No Dia da Consciência Negra, uma boa notícia: cresceu a quantidade de literatura infantil com protagonistas negros e escritos por autores não brancos no país.
Pequenas e grandes editoras, bem como selos independentes ofertam obras que ampliaram o protagonismo negro.
De acordo com a pesquisadora e blogueira Luciana Bento, isso se deve principalmente à inclusão do estudo das culturas afro-brasileiras no currículo escolar em 2003.
Identidade e possibilidades
Ketty Valêncio é proprietária da Africanidades, livraria especializada em autores negros. Conforme afirma, há não só um bom número de títulos disponíveis, como publicações que atraem cada vez mais o interesse.
“É um mundo muito rico, e tem muita gente procurando. Eu penso muito na minha infância. Minha introdução à literatura foi através dos itãs (contos tradicionais da cultura iorubá, numerosa entre os negros que vieram para o Brasil) dos orixás. Então, minha geração desconhecia literatura infantil com recorte étnico-racial.”
O contato com os itãs ajudaram a abrir as perspectivas de Ketty quando ainda era criança.
“Assim que comecei a ler as histórias sobre as orixás femininas, eu me reconheci nelas, mulheres pretas incríveis”, diz.
É justamente uma ampliação dessa oportunidade que ela enxerga nas infâncias negras no Brasil de hoje.
“A literatura infantil é o início de um acolhimento. Ali você trabalha diversas questões que vão ocorrer na vida adulta: autoestima, pertencimento, orgulho da sua história, de onde você vem, da sua ancestralidade.”
Histórias e tradições
Dessa forma, a professora e pesquisadora Evelin Oliveira se esforça para trabalhar histórias com esse recorte. Ela dá aulas para crianças em Carapicuíba, na Grande São Paulo.

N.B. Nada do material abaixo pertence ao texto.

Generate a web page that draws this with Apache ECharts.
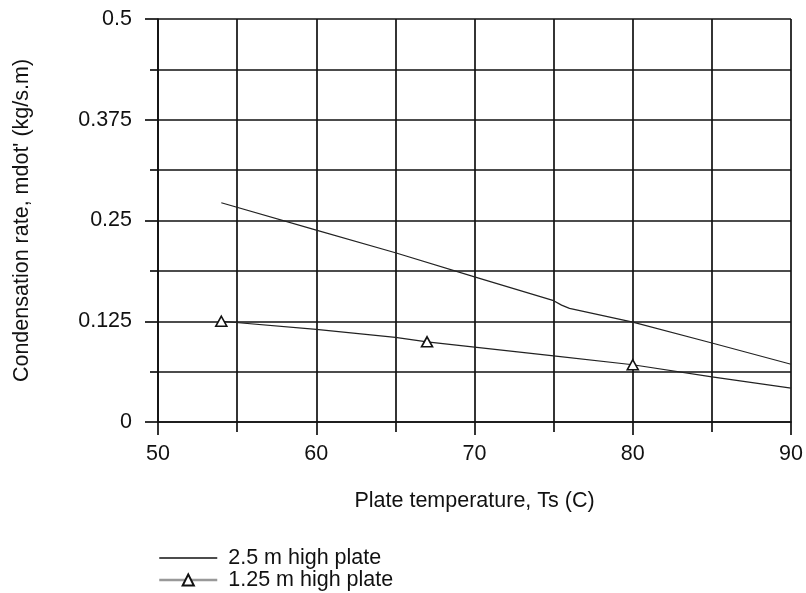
<!DOCTYPE html>
<html>
<head>
<meta charset="utf-8">
<script src="https://cdn.jsdelivr.net/npm/echarts@6/dist/echarts.min.js"></script>
<style>
html,body{margin:0;padding:0;background:#fff;}
#chart{width:806px;height:593px;}
</style>
</head>
<body>
<div id="chart"></div>
<script>
// ---- data ----
const seriesNames = ['2.5 m high plate', '1.25 m high plate'];
const temps1 = [54, 60, 65, 70, 75, 75.5, 76, 80, 85, 90];
const rate1  = [0.272, 0.238, 0.210, 0.180, 0.1505, 0.145, 0.141, 0.124, 0.098, 0.0716];
const temps2 = [54, 60, 65, 67, 70, 75, 80, 85, 90];
const rate2  = [0.125, 0.115, 0.105, 0.0995, 0.093, 0.082, 0.071, 0.056, 0.042];
const markerTemps2 = [54, 67, 80];
const xTicks = [50, 60, 70, 80, 90];
const yTicks = [0, 0.125, 0.25, 0.375, 0.5];

const FONT = 'Liberation Sans, Arial, sans-serif';
const FS = 21.5;
const INK = '#111';
const GRID = '#111';
const GW = 1.7;

const data1 = temps1.map((t, i) => [t, rate1[i]]);
const data2 = temps2.map((t, i) => ({
  value: [t, rate2[i]],
  symbol: markerTemps2.indexOf(t) >= 0 ? 'triangle' : 'none'
}));

const chart = echarts.init(document.getElementById('chart'), null, {renderer: 'canvas'});
chart.setOption({
  animation: false,
  backgroundColor: '#fff',
  textStyle: {fontFamily: FONT},
  grid: {left: 158, right: 12, top: 19, bottom: 171, containLabel: false},
  legend: {
    orient: 'vertical',
    left: 158,
    top: 547,
    padding: 0,
    itemGap: 0,
    itemWidth: 58,
    itemHeight: 14,
    textStyle: {fontSize: FS, color: INK, fontFamily: FONT, lineHeight: 21, padding: [0, 0, 0, 6]},
    data: [
      {name: seriesNames[0], lineStyle: {color: '#111', width: 1.5},
       itemStyle: {color: 'rgba(0,0,0,0)', borderColor: 'rgba(0,0,0,0)', borderWidth: 0}},
      {name: seriesNames[1], lineStyle: {color: '#999', width: 2.5}}
    ]
  },
  xAxis: {
    type: 'value',
    min: xTicks[0],
    max: xTicks[xTicks.length - 1],
    interval: xTicks[1] - xTicks[0],
    name: 'Plate temperature, Ts (C)',
    nameLocation: 'middle',
    nameGap: 68,
    nameTextStyle: {fontSize: FS, color: INK, fontFamily: FONT},
    axisLine: {show: true, lineStyle: {color: GRID, width: GW}},
    axisTick: {show: true, length: 13, lineStyle: {color: GRID, width: GW}},
    minorTick: {show: true, splitNumber: 2, length: 10, lineStyle: {color: GRID, width: GW}},
    axisLabel: {fontSize: FS, color: INK, margin: 21, fontFamily: FONT},
    splitLine: {show: true, lineStyle: {color: GRID, width: GW}},
    minorSplitLine: {show: true, lineStyle: {color: GRID, width: GW}}
  },
  yAxis: {
    type: 'value',
    min: yTicks[0],
    max: yTicks[yTicks.length - 1],
    interval: yTicks[1] - yTicks[0],
    name: "Condensation rate, mdot' (kg/s.m)",
    nameLocation: 'middle',
    nameGap: 125,
    nameTextStyle: {fontSize: FS, color: INK, fontFamily: FONT},
    axisLine: {show: true, lineStyle: {color: GRID, width: GW}},
    axisTick: {show: true, length: 13, lineStyle: {color: GRID, width: GW}},
    minorTick: {show: true, splitNumber: 2, length: 8, lineStyle: {color: GRID, width: GW}},
    axisLabel: {fontSize: FS, color: INK, margin: 26, fontFamily: FONT,
      formatter: v => String(v)},
    splitLine: {show: true, lineStyle: {color: GRID, width: GW}},
    minorSplitLine: {show: true, lineStyle: {color: GRID, width: GW}}
  },
  series: [
    {
      name: seriesNames[0],
      type: 'line',
      data: data1,
      symbol: 'none',
      smooth: false,
      lineStyle: {color: '#222', width: 1.2},
      itemStyle: {color: '#222'},
      emphasis: {disabled: true},
      z: 5
    },
    {
      name: seriesNames[1],
      type: 'line',
      data: data2,
      symbol: 'triangle',
      symbolSize: [11, 10],
      showAllSymbol: true,
      lineStyle: {color: '#222', width: 1.2},
      itemStyle: {color: '#fff', borderColor: '#111', borderWidth: 1.6},
      emphasis: {disabled: true},
      z: 6
    }
  ]
});
</script>
</body>
</html>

“No meu planejamento anual, trabalho desde o primeiro dia a diversidade étnico-racial, com foco na construção dessa identidade. Porque são crianças de 4 a 5 anos e, neste momento, a diversidade precisa estar presente o ano inteiro e não somente em novembro”, afirma.
Além disso, Evelin leva jogos que ela mesma cria. Quebra-cabecas e jogos de memória com elementos tradicionais de culturas africanas, como por exemplo os adinkras (símbolos que remetem a conceitos e histórias).
De acordo com Evelin, o contato com essas referências ajuda as crianças a estabelecer a própria identidade.
“Principalmente as crianças negras, que não se enxergam enquanto negras. Se tem uma criança com pele mais escura, tem aquela pequena discriminação que precisa ser trabalhada em sala de aula”, ressalta.
O negro além do racismo
“O passado é uma forma de abrir a conversa com as questões do presente”, relata o historiador e escritor Allan da Rosa. “Pensar família, abrir o linguajar, viajar, mas com as unhas agarradas no tempo da molecada”, diz o autor, sobre os sentimentos durante o processo de construção do livro Zumbi Assombra Quem?, publicado em 2017.
O livro surgiu da conversa com uma colega que teve dificuldade em contar a trajetória do líder quilombola Zumbi dos Palmares a um grupo de jovens em um festival literário.
“Ela disse que a oficina tinha sido terrível, que ficou uma hora com a molecada, que falou de Zumbi. A molecada ficou com nojo, disse que zumbi era um cadáver que anda, que assombra. E ela não conseguia lidar com isso”, lembra.
A partir da provocação, Rosa resolveu trabalhar com fantasmas reais e imaginários que rodeiam crianças e adolescentes, mostrando como surgiu a ideia do livro.
“Na hora, eu brinquei e disse que Zumbi assombra mesmo os fazendeiros, os racistas”, disse o escritor, trazendo uma desconstrução do imaginário feito por filmes e jogos da cultura de massa.
Literatura para ser lida também por adultos
De acordo com o autor, o diálogo com o público jovem não torna o livro necessariamente infanto-juvenil.
Para Rosa, o projeto é uma publicação para ser lida de forma compartilhada por duas pessoas, ritual que repetiu todos os dias durante a infância do filho, hoje com 14 anos.
Dessa forma, obras que extrapolam o racismo são fundamentais, na opinião de Luciana Bento.
“Poder ver histórias em que as crianças negras têm famílias, sonhos, que não estão sofrendo, é muito importante”, diz a pesquisadora.
A possibilidade de ser retratada passa até por coisas simples, como no caso de sua filha mais velha, Aisha, que tem 9 anos e gosta de encontrar o próprio nome, de origem africana, nas histórias que lê.
“Meninas negras que são cientistas, que têm orgulho do seu cabelo, bem como que fazem várias coisas. São horizontes que se abrem pelas várias histórias.”